Let it go! Let it come!

Drop the last year in to silent limbo of the past. Let it go, for it was imperfect, and thank god that it can go! 2013, an year which can go. It had to go.

It did start on a positive note. Well, everything new does. But the year was bad. 'Tough' would be a better word. It had everything in it to be called one of the worst years of my life so far. It was imperfect. It can go. It had to go.

But, there is never the lack of a silver lining in any cloud. And for that matter in the darkest of clouds the silver lining shined brightest and for that I am thankful. I am humbled. For the friends. For the family. For those who heard my lamentations, for those who tolerated my nonsense, for those who prayed for me, for those who stood by me, and above all for those who loved me. I am thankful. The places I lived changed, not the people nor their support. They were my silver lining.

New year! New hopes! Looking forward to a close friends wedding, to vintage travels, to many days of laughter, to new opportunities, to many many many stories and indulgences, to the deep changes happening in the country, to many new books, to lovely new music, to many new write ups here, and to the challenges of the exams. Let it come!

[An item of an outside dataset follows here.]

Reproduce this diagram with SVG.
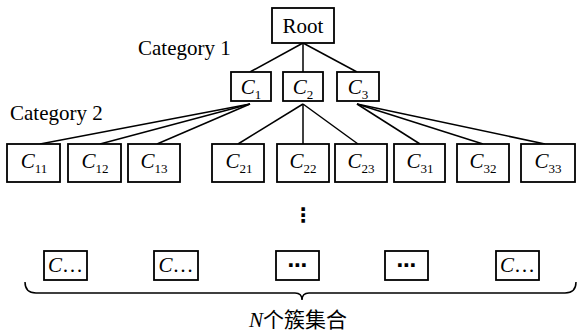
<svg xmlns="http://www.w3.org/2000/svg" width="577" height="335" viewBox="0 0 577 335">
<style>
.box{fill:#fff;stroke:#000;stroke-width:1.8}
.ln{stroke:#000;stroke-width:1.5;fill:none}
.t{font-family:"Liberation Serif","Times New Roman",serif;font-size:21px;fill:#000}
.c{font-family:"Liberation Serif","Times New Roman",serif;font-size:21px;fill:#000;text-anchor:middle}
.i{font-style:italic}
.s{font-size:13px}
.d{font-family:"DejaVu Sans",sans-serif;font-size:20px;font-weight:bold}
</style>
<rect width="577" height="335" fill="#fff"/>
<g id="connectors">
<line class="ln" x1="303" y1="43" x2="250" y2="72"/>
<line class="ln" x1="303" y1="43" x2="303" y2="72"/>
<line class="ln" x1="303" y1="43" x2="357" y2="72"/>
<line class="ln" x1="250" y1="104" x2="40" y2="144"/>
<line class="ln" x1="250" y1="104" x2="100" y2="144"/>
<line class="ln" x1="250" y1="104" x2="157" y2="144"/>
<line class="ln" x1="303" y1="104" x2="238" y2="144"/>
<line class="ln" x1="303" y1="104" x2="303" y2="144"/>
<line class="ln" x1="303" y1="104" x2="358" y2="144"/>
<line class="ln" x1="357" y1="104" x2="420" y2="144"/>
<line class="ln" x1="357" y1="104" x2="483" y2="144"/>
<line class="ln" x1="357" y1="104" x2="545" y2="144"/>
</g>
<g id="labels">
<text class="t" x="138" y="55">Category 1</text>
<text class="t" x="10" y="120">Category 2</text>
</g>
<g id="root"><rect class="box" x="272" y="8" width="62" height="35"/><text class="c" x="303" y="33">Root</text></g>
<g id="c1"><rect class="box" x="231" y="72" width="40" height="29"/><text class="c" x="251" y="94"><tspan class="i">C</tspan><tspan class="s" dy="5">1</tspan></text></g>
<g id="c2"><rect class="box" x="283" y="72" width="40" height="29"/><text class="c" x="303" y="94"><tspan class="i">C</tspan><tspan class="s" dy="5">2</tspan></text></g>
<g id="c3"><rect class="box" x="337" y="72" width="42" height="29"/><text class="c" x="358" y="94"><tspan class="i">C</tspan><tspan class="s" dy="5">3</tspan></text></g>
<g id="c11"><rect class="box" x="7" y="144" width="53" height="38"/><text class="c" x="34" y="168"><tspan class="i">C</tspan><tspan class="s" dy="5">11</tspan></text></g>
<g id="c12"><rect class="box" x="68" y="144" width="53" height="38"/><text class="c" x="95" y="168"><tspan class="i">C</tspan><tspan class="s" dy="5">12</tspan></text></g>
<g id="c13"><rect class="box" x="128" y="144" width="52" height="38"/><text class="c" x="154" y="168"><tspan class="i">C</tspan><tspan class="s" dy="5">13</tspan></text></g>
<g id="c21"><rect class="box" x="212" y="144" width="52" height="38"/><text class="c" x="239" y="168"><tspan class="i">C</tspan><tspan class="s" dy="5">21</tspan></text></g>
<g id="c22"><rect class="box" x="277" y="144" width="52" height="38"/><text class="c" x="303" y="168"><tspan class="i">C</tspan><tspan class="s" dy="5">22</tspan></text></g>
<g id="c23"><rect class="box" x="335" y="144" width="52" height="38"/><text class="c" x="361" y="168"><tspan class="i">C</tspan><tspan class="s" dy="5">23</tspan></text></g>
<g id="c31"><rect class="box" x="394" y="144" width="51" height="38"/><text class="c" x="420" y="168"><tspan class="i">C</tspan><tspan class="s" dy="5">31</tspan></text></g>
<g id="c32"><rect class="box" x="457" y="144" width="52" height="38"/><text class="c" x="483" y="168"><tspan class="i">C</tspan><tspan class="s" dy="5">32</tspan></text></g>
<g id="c33"><rect class="box" x="521" y="144" width="54" height="38"/><text class="c" x="548" y="168"><tspan class="i">C</tspan><tspan class="s" dy="5">33</tspan></text></g>
<g id="vdots"><text class="c d" x="303" y="222">⋮</text></g>
<g id="b1"><rect class="box" x="44" y="251" width="43" height="29"/><text class="c" x="65.5" y="272"><tspan class="i">C</tspan>…</text></g>
<g id="b2"><rect class="box" x="154" y="251" width="44" height="29"/><text class="c" x="176" y="272"><tspan class="i">C</tspan>…</text></g>
<g id="b3"><rect class="box" x="276" y="251" width="43" height="29"/><text class="c d" x="297.5" y="272">⋯</text></g>
<g id="b4"><rect class="box" x="385" y="251" width="43" height="29"/><text class="c d" x="406.5" y="272">⋯</text></g>
<g id="b5"><rect class="box" x="496" y="251" width="43" height="29"/><text class="c" x="517.5" y="272"><tspan class="i">C</tspan>…</text></g>
<g id="brace">
<path class="ln" d="M25,282 Q25,293 36,293 L295,293 Q302,293 302,300 Q302,293 309,293 L565,293 Q576,293 576,282"/>
<text class="t" x="249" y="327" style="font-size:21px"><tspan class="i">N</tspan><tspan style="font-family:'Noto Sans CJK SC',sans-serif">个簇集合</tspan></text>
</g>
</svg>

Life, in between the "Let it go's" and "Let it come's" is beautiful. isn't it?

 

Thursday, December 12, 2013

But for them, the world is a worse place!

It was humbling! Truly humbling. Life had not been good to them. At least that is what I had thought before. But when I saw them dancing and having fun, I think I am made to eat my words. I mean, my thoughts.

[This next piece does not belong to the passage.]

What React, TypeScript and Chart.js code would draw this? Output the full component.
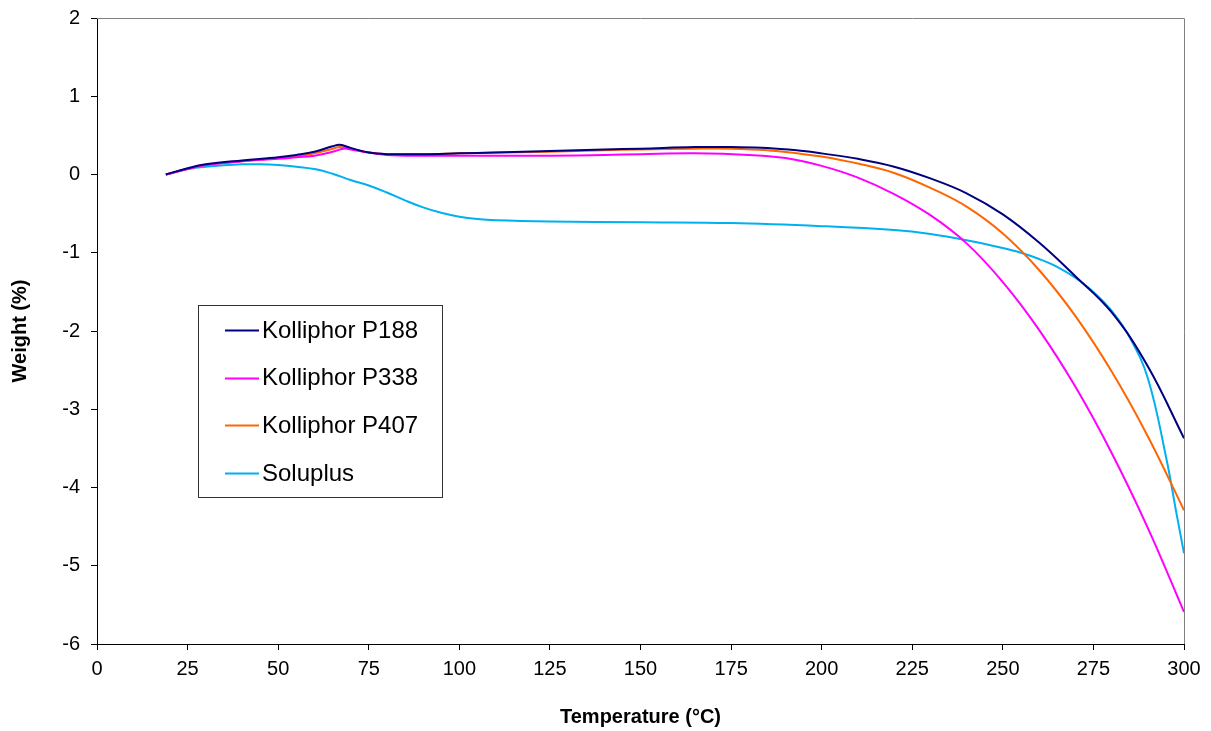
import { useEffect, useRef } from 'react';
import { Chart, registerables } from 'chart.js';

Chart.register(...registerables);

const FONT = '"Liberation Sans", Arial, Helvetica, sans-serif';

const seriesNames = ['Kolliphor P188', 'Kolliphor P338', 'Kolliphor P407', 'Soluplus'];
const seriesColors = ['#000080', '#FF00FF', '#FF6600', '#00B0F0'];

const xTickStep = 25;
const yTickStep = 1;

const p188Temp = [19, 25, 30, 40, 50, 55, 60, 65, 67, 70, 75, 80, 90, 100, 110, 125, 140, 150, 165, 175, 185, 195, 200, 210, 220, 230, 240, 250, 260, 270, 280, 290, 300];
const p188Weight = [0, 0.08, 0.13, 0.18, 0.22, 0.25, 0.29, 0.36, 0.38, 0.34, 0.28, 0.26, 0.26, 0.27, 0.28, 0.3, 0.32, 0.33, 0.35, 0.35, 0.34, 0.3, 0.27, 0.2, 0.1, -0.05, -0.24, -0.51, -0.87, -1.3, -1.76, -2.45, -3.37];

const p338Temp = [19, 25, 30, 40, 50, 55, 60, 65, 68, 70, 75, 80, 90, 100, 110, 125, 140, 150, 165, 180, 190, 200, 210, 220, 230, 240, 250, 260, 270, 280, 290, 300];
const p338Weight = [0, 0.07, 0.12, 0.17, 0.2, 0.22, 0.24, 0.29, 0.33, 0.32, 0.28, 0.25, 0.24, 0.24, 0.24, 0.24, 0.25, 0.26, 0.27, 0.25, 0.21, 0.11, -0.04, -0.25, -0.52, -0.88, -1.375, -1.985, -2.71, -3.555, -4.515, -5.59];

const p407Temp = [19, 25, 30, 40, 50, 55, 60, 65, 67, 70, 75, 80, 90, 100, 110, 125, 140, 150, 165, 175, 185, 195, 200, 210, 220, 230, 240, 250, 260, 270, 280, 290, 300];
const p407Weight = [0, 0.07, 0.12, 0.17, 0.21, 0.23, 0.27, 0.33, 0.35, 0.33, 0.28, 0.26, 0.26, 0.27, 0.28, 0.29, 0.31, 0.32, 0.33, 0.33, 0.31, 0.26, 0.23, 0.14, 0.02, -0.17, -0.41, -0.754, -1.22, -1.807, -2.515, -3.344, -4.29];

const soluplusTemp = [19, 25, 30, 40, 45, 50, 55, 60, 65, 70, 75, 80, 85, 90, 95, 100, 105, 110, 125, 150, 175, 200, 220, 230, 240, 250, 255, 260, 265, 270, 275, 280, 285, 290, 295, 298, 300];
const soluplusWeight = [0, 0.07, 0.1, 0.13, 0.13, 0.12, 0.1, 0.07, 0.01, -0.07, -0.14, -0.23, -0.33, -0.42, -0.49, -0.54, -0.57, -0.585, -0.6, -0.61, -0.62, -0.66, -0.71, -0.76, -0.84, -0.94, -1.0, -1.08, -1.18, -1.32, -1.5, -1.74, -2.08, -2.6, -3.6, -4.35, -4.84];

const seriesTemps = [p188Temp, p338Temp, p407Temp, soluplusTemp];
const seriesWeights = [p188Weight, p338Weight, p407Weight, soluplusWeight];

export default function App() {
  const ref = useRef<HTMLCanvasElement>(null);

  useEffect(() => {
    const canvas = ref.current;
    if (!canvas) return;

    const framePlugin = {
      id: 'frameAndLegend',
      afterDraw(chart: any) {
        const ctx = chart.ctx as CanvasRenderingContext2D;
        const { left, right, top, bottom } = chart.chartArea;
        ctx.save();
        ctx.strokeStyle = '#808080';
        ctx.lineWidth = 1;
        ctx.beginPath();
        ctx.moveTo(Math.round(left), Math.round(top) + 0.5);
        ctx.lineTo(Math.round(right) + 0.5, Math.round(top) + 0.5);
        ctx.lineTo(Math.round(right) + 0.5, Math.round(bottom));
        ctx.stroke();

        // legend box
        const bx = Math.round(left) + 101;
        const by = Math.round(top) + 287;
        const bw = 244;
        const bh = 192;
        ctx.fillStyle = '#ffffff';
        ctx.fillRect(bx, by, bw, bh);
        ctx.strokeStyle = '#333333';
        ctx.strokeRect(bx + 0.5, by + 0.5, bw, bh);
        ctx.font = '24px ' + FONT;
        ctx.textBaseline = 'middle';
        ctx.textAlign = 'left';
        chart.data.datasets.forEach((ds: any, i: number) => {
          const cy = by + 25 + i * 47.7;
          ctx.strokeStyle = ds.borderColor;
          ctx.lineWidth = 2;
          ctx.beginPath();
          ctx.moveTo(bx + 27, Math.round(cy) + 0.5);
          ctx.lineTo(bx + 61, Math.round(cy) + 0.5);
          ctx.stroke();
          ctx.fillStyle = '#000';
          ctx.fillText(ds.label, bx + 64, cy + 1);
        });
        ctx.restore();
      },
    };

    const chart = new Chart(canvas, {
      type: 'line',
      data: {
        datasets: seriesNames.map((name, i) => ({
          label: name,
          data: seriesTemps[i].map((t, j) => ({ x: t, y: seriesWeights[i][j] })),
          borderColor: seriesColors[i],
          backgroundColor: seriesColors[i],
          borderWidth: 2,
          pointRadius: 0,
          fill: false,
          tension: 0.4,
        })),
      },
      options: {
        responsive: false,
        animation: false,
        layout: { padding: { left: 0, top: 18, right: 27, bottom: 0 } },
        plugins: {
          legend: { display: false },
          tooltip: { enabled: false },
        },
        scales: {
          x: {
            type: 'linear',
            min: 0,
            max: 300,
            ticks: {
              stepSize: xTickStep,
              color: '#000',
              font: { family: FONT, size: 20 },
              padding: 7,
              maxRotation: 0,
              autoSkip: false,
            },
            grid: { drawOnChartArea: false, drawTicks: true, tickLength: 6, color: '#000' },
            border: { color: '#000', width: 1 },
            title: {
              display: true,
              text: 'Temperature (°C)',
              color: '#000',
              font: { family: FONT, size: 20, weight: 'bold' },
              padding: { top: 0, bottom: 2 },
            },
            afterFit(scale: any) {
              scale.height = 87;
              scale.paddingLeft = 0;
              scale.paddingRight = 0;
            },
          },
          y: {
            type: 'linear',
            min: -6,
            max: 2,
            ticks: {
              stepSize: yTickStep,
              color: '#000',
              font: { family: FONT, size: 20 },
              padding: 11,
            },
            grid: { drawOnChartArea: false, drawTicks: true, tickLength: 6, color: '#000' },
            border: { color: '#000', width: 1 },
            title: {
              display: true,
              text: 'Weight (%)',
              color: '#000',
              font: { family: FONT, size: 20, weight: 'bold' },
              padding: { top: 8, bottom: 0 },
            },
            afterFit(scale: any) {
              scale.width = 97;
              scale.paddingTop = 0;
              scale.paddingBottom = 0;
            },
          },
        },
      },
      plugins: [framePlugin],
    });

    return () => chart.destroy();
  }, []);

  return (
    <div style={{ position: 'fixed', left: 0, top: 0, width: 1211, height: 731, background: '#fff' }}>
      <canvas ref={ref} width={1211} height={731} style={{ width: 1211, height: 731, display: 'block' }} />
    </div>
  );
}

Elwin centre for the mentally retarded is a school I had known for years now. My best friend's dad is the principal for years and we are family friends ever since I remember. So it is easy to know the school well. I had been to the campus many times, played with the mentally challenged children on so many occasions but this has not stuck me before.

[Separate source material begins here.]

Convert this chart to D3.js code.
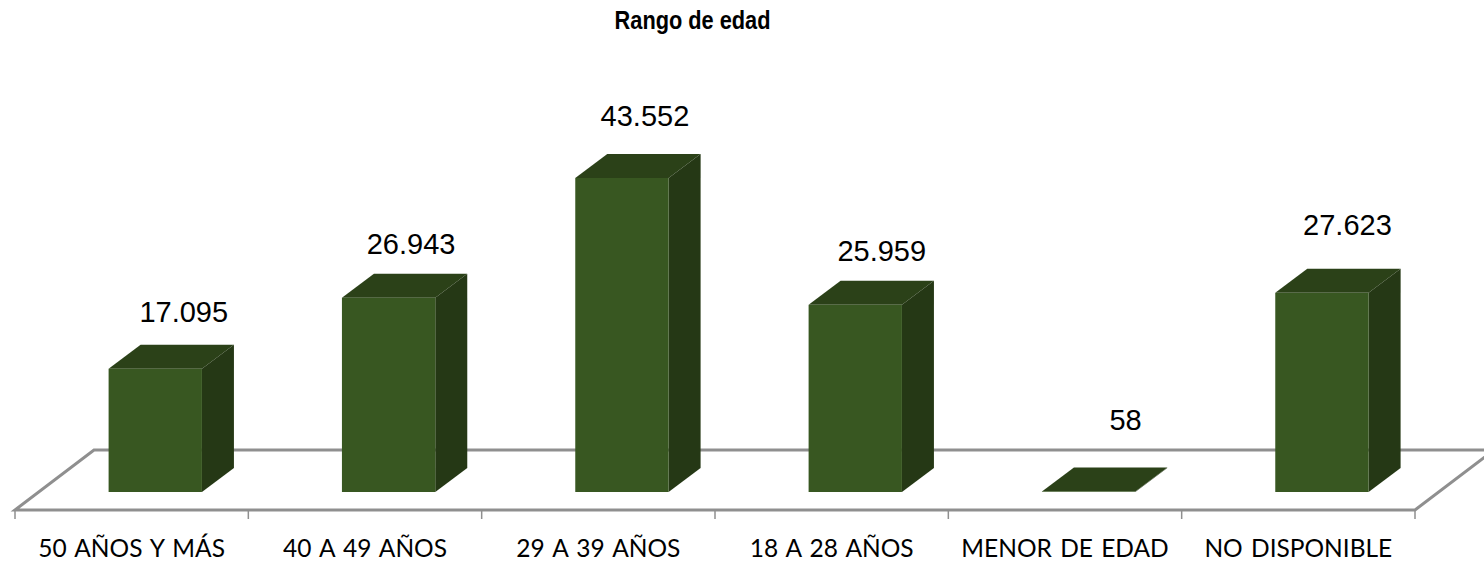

Yesterday I had the opportunity to attend the Christmas programme of the mentally challenged children of the school. A good friend wanted to take snaps and so I went to the very front of the auditorium and sat there with the other kids witnessing the cultural programme.

The kids I sat with were all excited to see their friends come on to the stage. You can see that on their faces that they wanted good for them. They were happy, plain and simple! There were no remorse, glaring mistakes were not jeered at, no booing, no whistling, no 'boys VS girls' competition, no gang fights. Through out the programme, I watched their faces. Both the ones on the stage and those off it. The smile did not go away. The excitement never wavered. The happiness was there right through!

Suddenly it sparked on me. The purity of the happiness I had lost along the way. The excitement in me wavered. Hatred has become a part of me; Competition has taken away the sheen of pure love. But all of them I saw, in those tiny deformed faces.

May be, I had thought the world would have been a better place without them! Yes, I mean it. But then, truly I am made to believe that the world is in fact a better place. But for them, the purity of love and happiness is all but lost.

Yes! It is humbling; humbling to know that the kids I met yesterday were way ahead of me in their lives for they know not anything but love.